Tuesday, 18 October 2005


The passion of gluttony is the desire for the pleasure that comes from eating.

St Dorotheos distinguishes two types of gluttony: the gluttony that wants to fill the stomach and the gluttony that, while it may not want to fill the stomach, wants to have very tasty food.

The first leads to fat monks; the second, to gourmet monks.

St John of the Ladder remarks that gluttony is something that is with the monk until he dies, since he can never stop eating entirely.

St Silouan the Athonite remarks, according to his disciple, Fr Sophrony (Sakharov), that the measure of eating too much is whether after eating, our memory of God is disturbed. If someone is praying the Jesus Prayer twenty-four hours a day, this is easy to gauge.

St John of the Ladder draws a connection between gluttony and fornication. He remarks that the demon of gluttony hands the monk off to the demon of fornication with a smile when the monk takes a nap after overeating.

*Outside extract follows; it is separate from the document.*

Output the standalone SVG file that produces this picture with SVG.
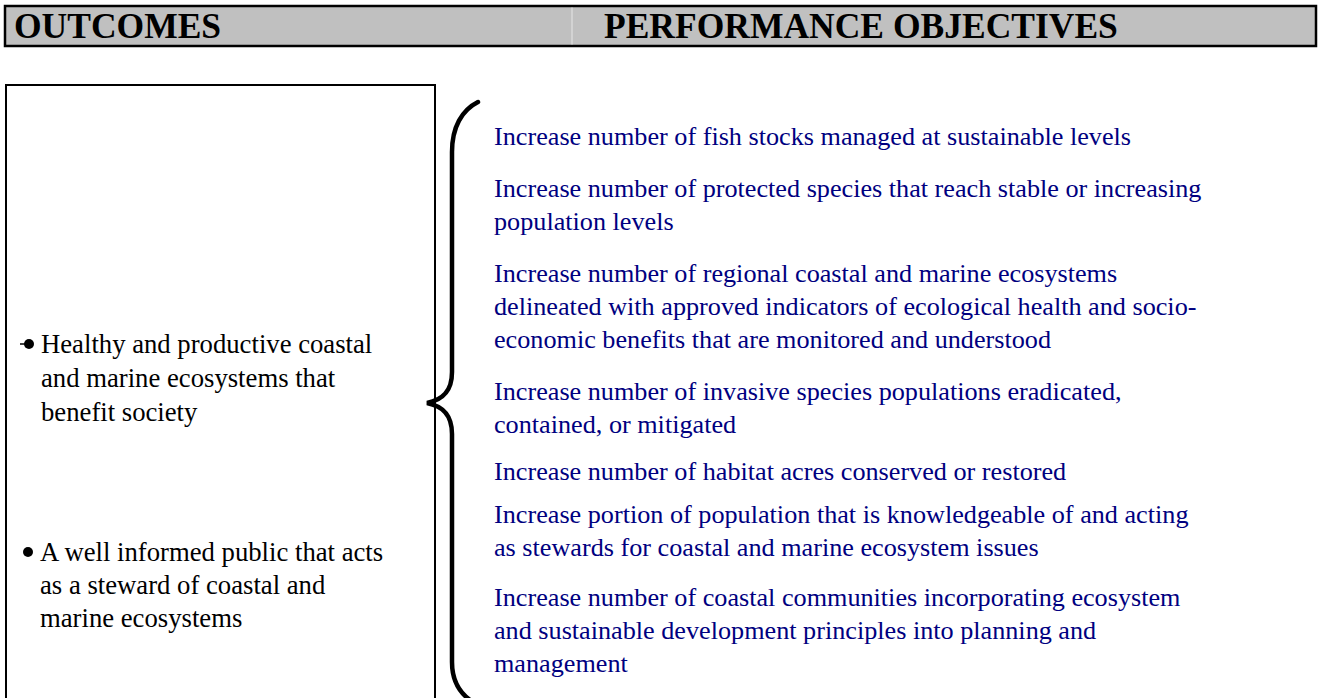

Here, St John is following Evagrius, who writes on the connection between gluttony and fornication, insisting that you cannot become victim to thoughts of fornication if you have not first become a victim to gluttony.

Although the early fathers emphasize the connection between gluttony and fornication, later writers also emphasize that overeating clouds the mind, that fasting assists the mind to engage both in mental prayer (the Jesus Prayer prayed silently) and in mental ascesis (the purification of the soul through repelling tempting thoughts).

However, St Maximos the Confessor, and those following him, teach us that we must subordinate our bodily ascesis to our mental ascesis, concentrating on mental ascesis. An excessive bodily ascesis is quite dangerous. Here we must have sound guidance and not follow our own will.